Vous m'avez interrogé au sujet de la compétitivité d'Air France au regard de la rémunération des pilotes. Avec l'accord que nous avons conclu, qui concerne aussi bien les rémunérations des pilotes que leurs avantages, Air France est très compétitive. Là où nous ne le sommes pas, c'est en ce qui concerne les taxes payées sur ces rémunérations, sans oublier les taxes supplémentaires auxquelles Air France est soumise. C'est un désavantage considérable. Si je prends l'exemple de la liaison avec Dubaï – mon itinéraire préféré – opérée par un Boeing 777, le coût du Paris-Dubaï pour Air France est significativement supérieur à celui du Dubaï-Paris pour Emirates. Par conséquent, le prix du billet pour le client n'est pas le même : si nous voulons faire des bénéfices, nous devons lui faire payer davantage. Le principal risque pour Air France tient au fait que, dans la compétition avec les autres compagnies aériennes, nous ne soyons pas à égalité en raison des charges et de la fiscalité. Pour renforcer Air France et embaucher plus en France, pour développer le tourisme et rendre le pays plus attractif pour les investissements étrangers, il est impératif que toutes les parties prenantes – le Gouvernement, les aéroports et les compagnies – y mettent du leur pour trouver des solutions positives. Il en est bien sûr question dans le cadre des Assises du transport aérien, mais Air France, par ma voix et celle de Mme Anne-Marie Couderc, aimerait avoir encore davantage d'occasions d'en discuter car, je le répète, le niveau de la fiscalité est vraiment le principal risque pour notre avenir.
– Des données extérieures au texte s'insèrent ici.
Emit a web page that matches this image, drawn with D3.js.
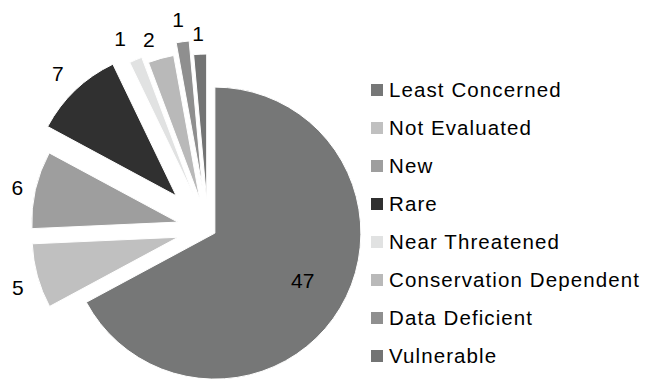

Merci pour ces réponses détaillées.
Douze orateurs sont inscrits, chacun pour une minute. Nous allons donc procéder à deux salves de six questions.
Nice est la deuxième plateforme aéroportuaire de France après Paris. Entre 2008 et 2018, nous sommes passés de 8 millions à 14 millions de passagers, et nous en espérons 18 millions en 2021. La construction d'un troisième terminal est en cours, de même que l'extension du terminal 1. Pourtant, l'activité d'Air France sur la plateforme de Nice est stable. Elle ferme même ses liaisons transversales, lesquelles sont reprises de façon systématique par Easyjet, Volotea et Vueling. Quelle est donc votre stratégie ? Pourquoi Transavia ne pourrait-elle pas assurer les liaisons transversales, voire les vols à destination de Paris ? Par ailleurs, Air France envoie vers New York l'équivalent d'un A330 par jour et, vers la Chine, l'équivalent de trois A330 par semaine au départ de Nice, mais aucun vol n'est direct. Ma question est donc la suivante : à quand l'ouverture, au départ de Nice, de vols directs vers New York et vers la Chine ?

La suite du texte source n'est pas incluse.